Fue el regalo por llegar a los 15 años. Mis papás me invitaron a un viaje por Suramérica. Me fui con mi primo Camilo. Fue una experiencia increíble. Ya con pierna peluda podíamos subirnos la edad unos años para intentar tener más chance con las extranjeras de 20. El mechón de ALF de todas maneras nos daba una imagen de híbridos extraterrestres y ronquetos por los gallos destemplados que salían a delatar el cambio de voz.
Llegamos a Rio de Janeiro. Mágico. Monumental. Apoteósico. Pero no quiero generar falsas expectativas. No me acuerdo de muchas cosas. Sólo de algunas con relativa relevancia. Un par nada más.
Hablaba yo con mi primo Camilo sobre temas muy interesantes y profundos: de féminas y levantes. Recuerdo que estábamos en el lobby de nuestro hotel, cuando de repente se nos acercan dos bellas argentinas. "Podés hablar por favor?", me dijo la rubia de ojos azules. "Perdón?", le respondí preguntándole. "Eso, eso, mirá qué lindo hablás", dijo con acento argentino. "¿De dónde sos?", me acorraló. Muy linda argentina. Fueron tres días donde los gallos de los quince años se fueron afinando. Quedamos enamorados. Nos escribimos por varios meses. Hubo declaraciones de amor y cosas de esas que pasan a los 15.
De ese mismo paseo en 1989, me acuerdo cuando fuimos al estadio Maracaná. Espectacular. Una enorme edificación de cemento con capacidad para 200 mil personas. Tremendo escenario. El mismo lugar que en 1950 vio cómo la copa del mundo se iba de las manos brasileras, hacia las manos de los uruguayos. Desastre. Maracanazo. Tristeza mundial.
Esta historia inolvidable, nos la contó con miles de detalles un estupendo personaje que apareció en la tribuna durante nuestra visita al mítico templo futbolero. Era un negro agradable y divertido. Gordo. Gigante. Se paró en la tribuna y nos saludó con una pregunta: "¿De dónde son?" Lo segundo que hizo, fue recitar absolutamente todas las ciudades de Colombia. Una maravilla.
Su nariz y boca eran tan enormes como las tribunas del Maracaná. Narraba el partido de 1950 entre Brasil y Uruguay. Era la final. "Por el sistema de campeonato de ese entonces, con el empate, Brasil era campeón", dijo sabiendo que el cuento terminaba en tragedia.
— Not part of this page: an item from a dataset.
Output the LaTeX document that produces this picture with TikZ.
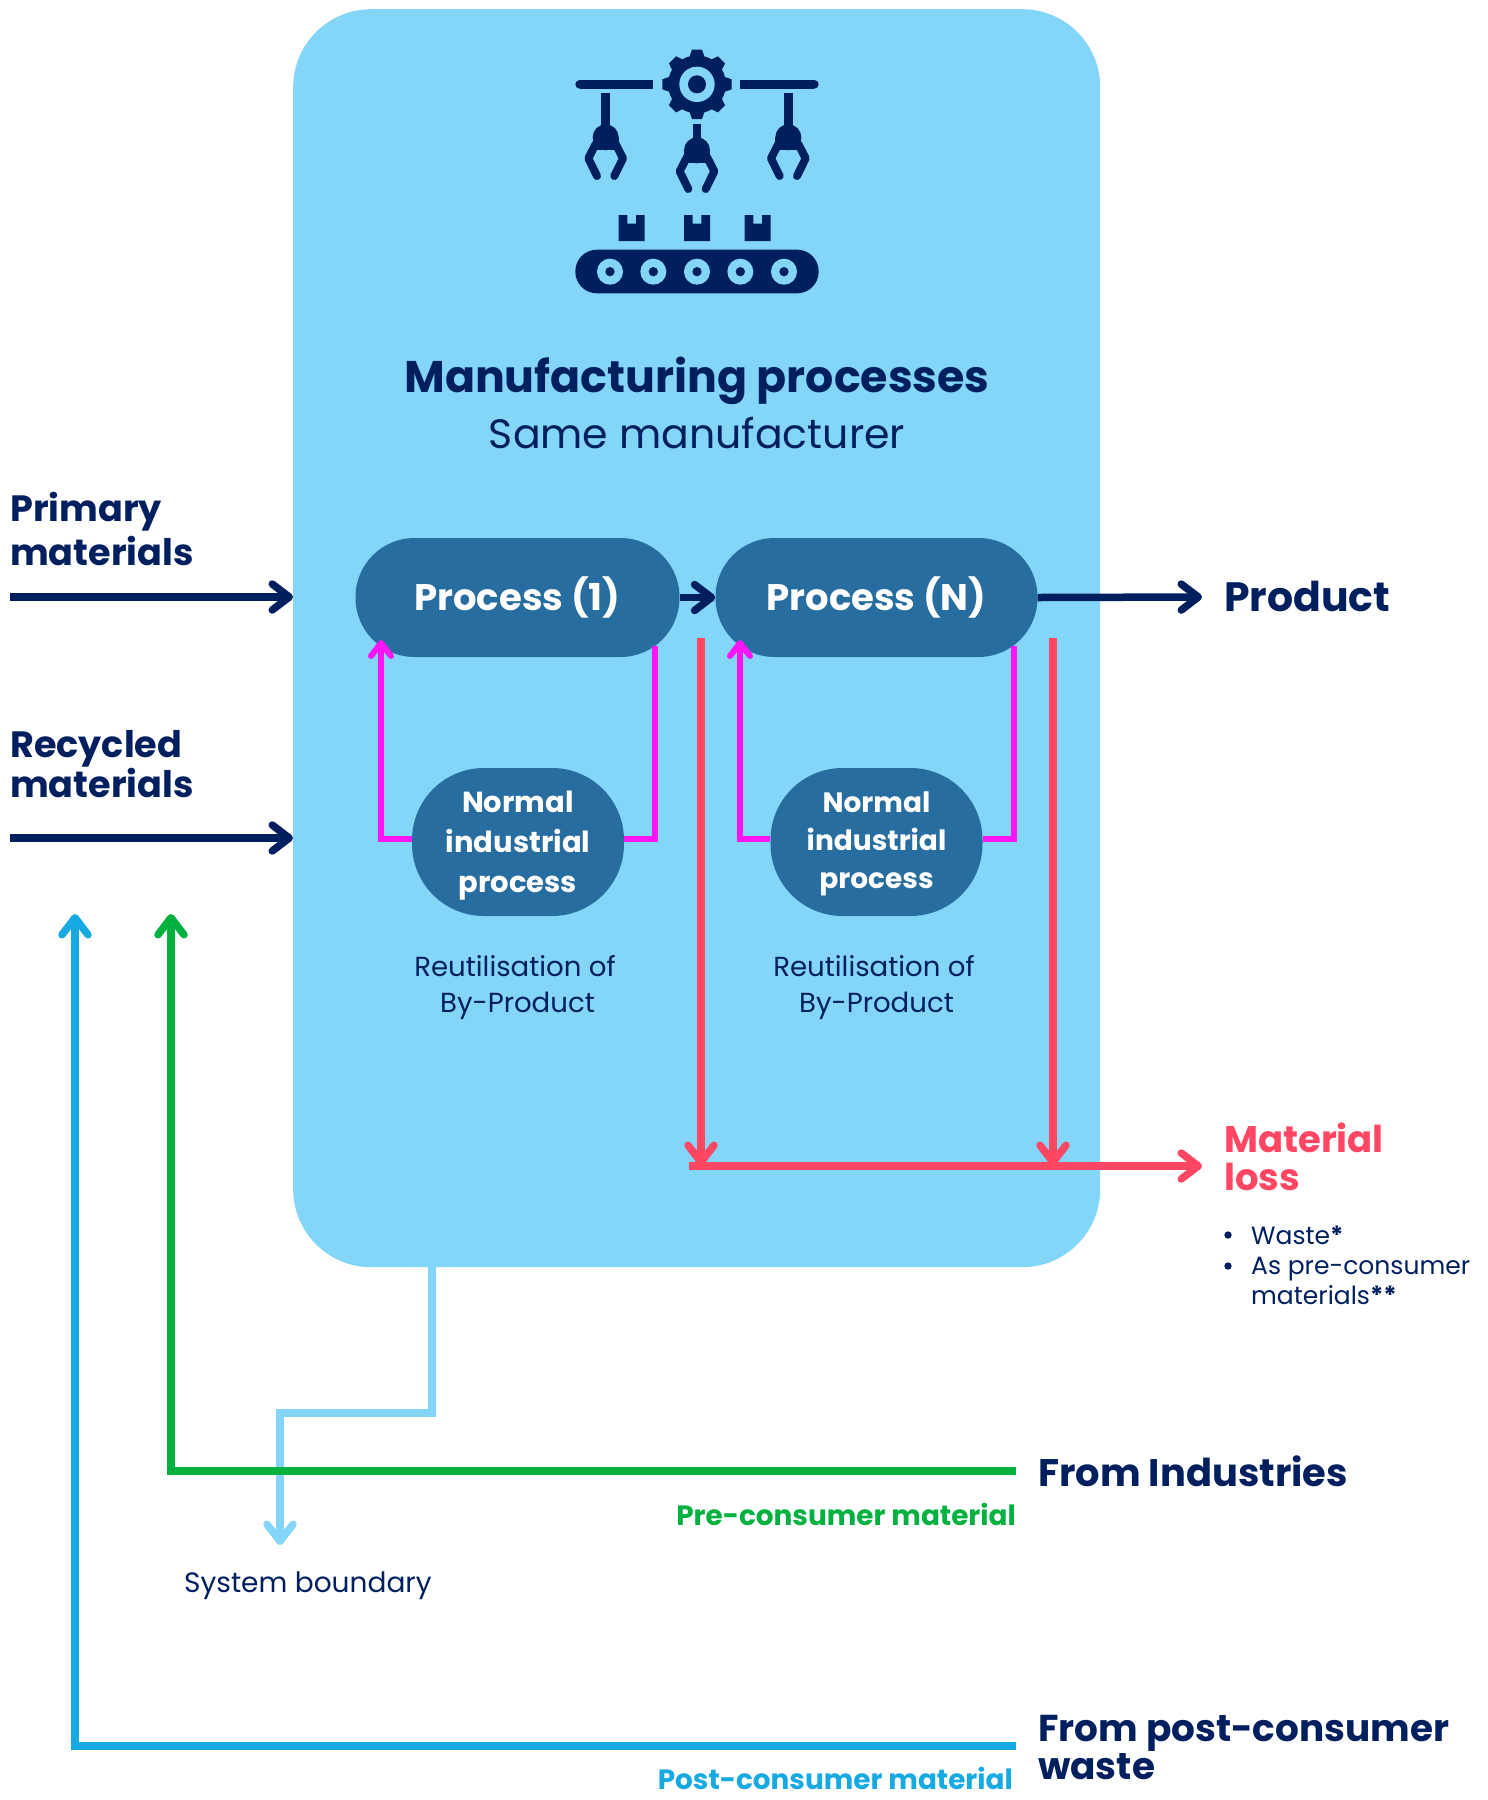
\documentclass[tikz,border=0pt]{standalone}
\usepackage{fontspec}
\setmainfont{Poppins}
\usetikzlibrary{arrows.meta}
\definecolor{sky}{HTML}{83D6F7}
\definecolor{navy}{HTML}{001F5F}
\definecolor{steel}{HTML}{276D9F}
\definecolor{magent}{HTML}{FF14F5}
\definecolor{lossred}{HTML}{FF4763}
\definecolor{indgreen}{HTML}{00B140}
\definecolor{postblue}{HTML}{17A9E1}
\newcommand{\fsz}[2]{\fontsize{#1}{#2}\selectfont}
\tikzset{
  conn/.style={line width=#1,-{Straight Barb[length=17pt,width=26pt,round]}},
  conn/.default=7.5pt,
  plainline/.style={line width=#1},
  plainline/.default=6pt,
  procbox/.style={fill=steel,rounded corners=59pt,minimum width=324pt,minimum height=119pt,inner sep=0pt,text=white,font=\bfseries\fsz{37}{44}},
  normbox/.style={fill=steel,rounded corners=72pt,minimum width=212pt,minimum height=148pt,inner sep=0pt},
  normtext/.style={text=white,inner sep=0pt,align=center,font=\bfseries\fsz{29}{40}},
  headlabel/.style={text=navy,anchor=west,inner sep=0pt,align=left,font=\bfseries\fsz{37}{43}},
  sublabel/.style={text=navy,inner sep=0pt,align=center,font=\fsz{27.6}{36}},
  stream/.style={anchor=base east,inner sep=0pt,font=\bfseries\fsz{27.9}{32}},
  iconpart/.style={fill=navy,draw=none},
}
\begin{document}
\begin{tikzpicture}[x=1pt,y=-1pt]
\useasboundingbox (0,0) rectangle (1488,1800);
\node[fill=sky,rounded corners=78pt,minimum width=807pt,minimum height=1258pt,inner sep=0pt,anchor=north west] (main) at (293,9) {};
% icon
\begin{scope}[shift={(540,20)},x=0.33333pt,y=-0.33333pt]
  % rails
  \fill[iconpart] (119,180) rectangle (340,206);
  \fill[navy] (119,193) circle[radius=13];
  \fill[iconpart] (601,180) rectangle (823,206);
  \fill[navy] (823,193) circle[radius=13];
  % gear
  \foreach \a in {0,45,...,315}{
    \fill[iconpart,rotate around={\a:(471,193)}] (448,112) -- (456,89) -- (486,89) -- (494,112) -- cycle;
  }
  \fill[navy] (471,193) circle[radius=87];
  \fill[sky] (471,193) circle[radius=53];
  \fill[navy] (471,193) circle[radius=27];
  % claws
  \foreach \cx/\sy/\st in {197/0/220,471/39/273,745/0/220}{
    \begin{scope}[shift={(\cx,\sy)}]
      \fill[iconpart] (-13,\st) rectangle (13,330);
      \fill[navy] (0,352) circle[radius=39];
      \fill[iconpart] (-39,352) rectangle (39,390);
      \draw[navy,line width=8pt,line cap=round,line join=round] (-30,372) -- (-52,415) -- (-26,468);
      \draw[navy,line width=8pt,line cap=round,line join=round] (30,372) -- (52,415) -- (26,468);
    \end{scope}
  }
  % parcels
  \foreach \bx in {236,432,614}{
    \fill[iconpart] (\bx,585) -- (\bx+26,585) -- (\bx+26,611) -- (\bx+52,611) -- (\bx+52,585) -- (\bx+78,585) -- (\bx+78,663) -- (\bx,663) -- cycle;
  }
  % conveyor
  \fill[navy,rounded corners=21.6pt] (106,689) rectangle (836,820);
  \foreach \wx in {210,340,471,601,732}{
    \fill[sky] (\wx,755) circle[radius=39];
    \fill[navy] (\wx,755) circle[radius=14];
  }
\end{scope}
% titles
\node[text=navy,inner sep=0pt,font=\bfseries\fsz{44.3}{50}] (title) at (697,381) {Manufacturing processes};
\node[text=navy,inner sep=0pt,font=\fsz{41}{50}] (subtitle) at (697,433) {Same manufacturer};
% process nodes
\node[procbox] (p1) at (517.5,597.5) {Process (1)};
\node[procbox,minimum width=322pt] (pn) at (876.5,597.5) {Process (N)};
\node[normbox] (n1) at (518,842) {};
\node[normbox] (nn) at (876.5,842) {};
\node[normtext] (n1t) at (518,845.5) {Normal\\industrial\\process};
\node[normtext,font=\bfseries\fsz{28}{38}] (nnt) at (876.5,844) {Normal\\industrial\\process};
\node[sublabel] (r1) at (515,988) {Reutilisation of\\\hspace*{5pt}By-Product};
\node[sublabel] (rn) at (874,988) {Reutilisation of\\\hspace*{5pt}By-Product};
% labels
\node[headlabel,font=\bfseries\fsz{36.6}{44}] (prim) at (10,529) {Primary\\materials};
\node[headlabel,font=\bfseries\fsz{36.6}{38}] (rec) at (10,764) {Recycled\\materials};
\node[headlabel,font=\bfseries\fsz{41}{43}] (prod) at (1224,596) {Product};
\node[headlabel,text=lossred,font=\bfseries\fsz{37}{38}] (loss) at (1224,1157) {Material\\loss};
\node[headlabel,font=\fsz{25}{30}] (w1) at (1251,1235) {Waste\textbf{*}};
\node[headlabel,font=\fsz{25}{30}] (w2) at (1251,1281) {As pre-consumer\\materials\textbf{**}};
\fill[navy] (1228,1235) circle[radius=3.7];
\fill[navy] (1228,1266) circle[radius=3.7];
\node[headlabel,font=\bfseries\fsz{38.4}{43}] (ind) at (1038,1471) {From Industries};
\node[stream,text=indgreen] (pre) at (1016,1525) {Pre-consumer material};
\node[sublabel,anchor=west,font=\fsz{28}{36}] (sys) at (184,1586) {System boundary};
\node[headlabel,font=\bfseries\fsz{37.4}{38}] (post) at (1038,1747) {From post-consumer\\waste};
\node[stream,text=postblue] (postm) at (1013,1789) {Post-consumer material};
% coordinates for free ends
\coordinate (a1) at (10,597);
\coordinate (a2) at (10,838);
\coordinate (mainl1) at (293,597);
\coordinate (mainl2) at (293,838);
\coordinate (prodtip) at (1202,597);
\coordinate (m1a) at (412,839);
\coordinate (m1b) at (381,839);
\coordinate (m1c) at (381,640);
\coordinate (m2a) at (624,839);
\coordinate (m2b) at (655,839);
\coordinate (m2c) at (655,646);
\coordinate (m3a) at (770,839);
\coordinate (m3b) at (740,839);
\coordinate (m3c) at (740,640);
\coordinate (m4a) at (983,839);
\coordinate (m4b) at (1014,839);
\coordinate (m4c) at (1014,646);
\coordinate (l1s) at (701,638);
\coordinate (l1e) at (701,1166);
\coordinate (l2s) at (1053,638);
\coordinate (l2e) at (1053,1166);
\coordinate (lh) at (689,1166);
\coordinate (lt) at (1202,1166);
\coordinate (s0) at (432,1267);
\coordinate (s1) at (432,1413);
\coordinate (s2) at (280,1413);
\coordinate (s3) at (280,1545);
\coordinate (g0) at (1016,1471);
\coordinate (g1) at (171,1471);
\coordinate (g2) at (171,914);
\coordinate (c0) at (1016,1746);
\coordinate (c1) at (75,1746);
\coordinate (c2) at (75,914);
% connectors
\draw[conn,draw=navy] (a1) -- (mainl1);
\draw[conn,draw=navy] (a2) -- (mainl2);
\draw[conn,draw=navy] (p1.east) -- (pn.west);
\draw[conn,draw=navy] (pn.east) -- (prodtip);
\draw[conn=6pt,draw=magent,-{Straight Barb[length=13pt,width=20pt,round]},line join=miter] (m1a) -- (m1b) -- (m1c);
\draw[plainline=6pt,draw=magent] (m2a) -- (m2b) -- (m2c);
\draw[conn=6pt,draw=magent,-{Straight Barb[length=13pt,width=20pt,round]},line join=miter] (m3a) -- (m3b) -- (m3c);
\draw[plainline=6pt,draw=magent] (m4a) -- (m4b) -- (m4c);
\draw[conn,draw=lossred] (l1s) -- (l1e);
\draw[conn,draw=lossred] (l2s) -- (l2e);
\draw[conn,draw=lossred] (lh) -- (lt);
\draw[conn,draw=sky] (s0) -- (s1) -- (s2) -- (s3);
\draw[conn,draw=indgreen] (g0) -- (g1) -- (g2);
\draw[conn,draw=postblue] (c0) -- (c1) -- (c2);
\end{tikzpicture}
\end{document}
"Empezamos ganando. Todo era alegría. Nadie nos podía quitar la copa, pensábamos. Yo tenía mi camiseta de Brasil debajo de mi chaqueta. Empezamos ganando y con gran orgullo me quité la chaqueta y lucí mi camiseta amarilla. Éramos campeones con el 1-0!", se veía radiante el morocho. "Pero oh oh, nos empató Uruguay y ya no quedaban uñas en los dedos", seguía. "Segundo gol de Uruguay y me volví a poner la chaqueta. La tristeza nos inundó y ese gran sueño terminó siendo una pesadilla. Adiós mundial. Adiós a la gran oportunidad", contaba y contaba con gracia. Y este señor, como millones de brasileños soñaban con el desquite histórico en este 2014. Por ahora tendrán que esperar.
Confieso que tuve un contraste de emociones con la eliminación de Brasil en este mundial. Perdió feo una selección de la que fui seguidor cuando era niño.
Como todo, el fútbol también enseña cosas importantes en la vida, así lo comentábamos con mi amigo Juan García. Y este mundial sí que nos enseñó cosas a los colombianos.
Y como pasa en este mundo, habrá cosas que se olvidan y otras que no. Esta por ejemplo hace parte de la historia de un país, potencia mundial en el fútbol que en su segunda oportunidad de ser campeón, vio cómo otros en su propio patio, hicieron la fiesta.
Me imagino que cuando lleve a mis hijas al Mineirao, habrá un personaje que con gran diversión y espontaneidad tan típica de los brasileños, contará con detalles el 1-7 que les metió Alemania en las semifinales de 2014. Como de película de ficción y terror al mismo tiempo.